A public safety video for an aboveground railway system in Australia has found some unexpected traction after becoming a viral hit on YouTube. Since debuting Nov. 14, the clip, titled "Dumb Ways to Die," has racked a staggering 30 million views, leading to dozens of user-created covers and, in turn, sales.
The campaign was created by ad agency McCann on behalf of Down Under's Melbourne Metro. "The brief from the client was to create something that would get the idea through to young people that dangerous behavior around trains was a very bad idea," says John Mescall, executive creative director of McCann Worldgroup Australia. "We knew we had to do something not only different, but very sharable. So we thought about what the complete opposite of a serious safety message would be, and came to the conclusion it was an insanely happy and cute song."
The result -- the colorful, three-minute "Dumb Ways to Die" clip -- is set to a cheerfully morose jingle and features a cast of equally cheerful animated characters singing about dying in increasingly absurd scenarios, with only a slight nod to Metro at the end.
Mescall wrote and tweaked the lyrics of the song himself before commissioning Ollie McGill of the Cat Empire to turn them into a catchy tune.
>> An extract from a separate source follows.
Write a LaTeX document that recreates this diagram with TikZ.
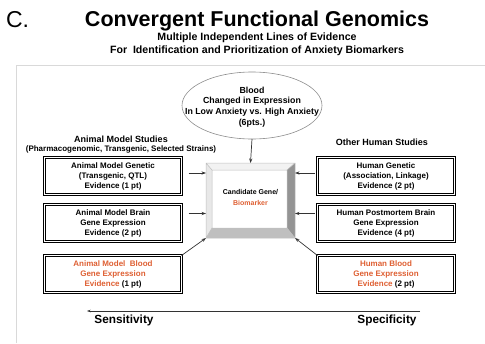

Emily Lubitz of Tinpan Orange provided the vocals, adding the touch of ironic playfulness needed to pull off a cheery song about death. Together, McGill and Lubitz became Tangerine Kitty, which is credited for the track on both YouTube and iTunes.
Initially, McGill and Lubitz preferred to remain anonymous. "I don't usually do advertising work and when I do (a girl's gotta make a living!) I always make sure I'm not named," Lubitz wrote in an email to Billboard. "But when the clip went viral we decided to reveal that it was me singing. We figure, if it can lead some folks to my other work" -- Tinpan Orange's "Over the Sun" was released in September -- "it would all be worth it."
Despite having received no airplay to date, "Dumb Ways to Die" has sold more than 10,000 copies in three weeks, according to Nielsen SoundScan. Its 30 million YouTube hits have led to 80-plus cover versions and 90 parodies, adding more than 3.2 million hits from earned media.
Mescall attributes the success of the song to its entertaining video and a carefully planned digital strategy. "We leveraged the platforms most relevant to the target audience -- teenagers and young adults," he says. "The fact that it's tackling a subject matter that is normally communicated via shock tactics helps. People appreciate that Metro has made the effort to both inform and entertain without hitting people over the head."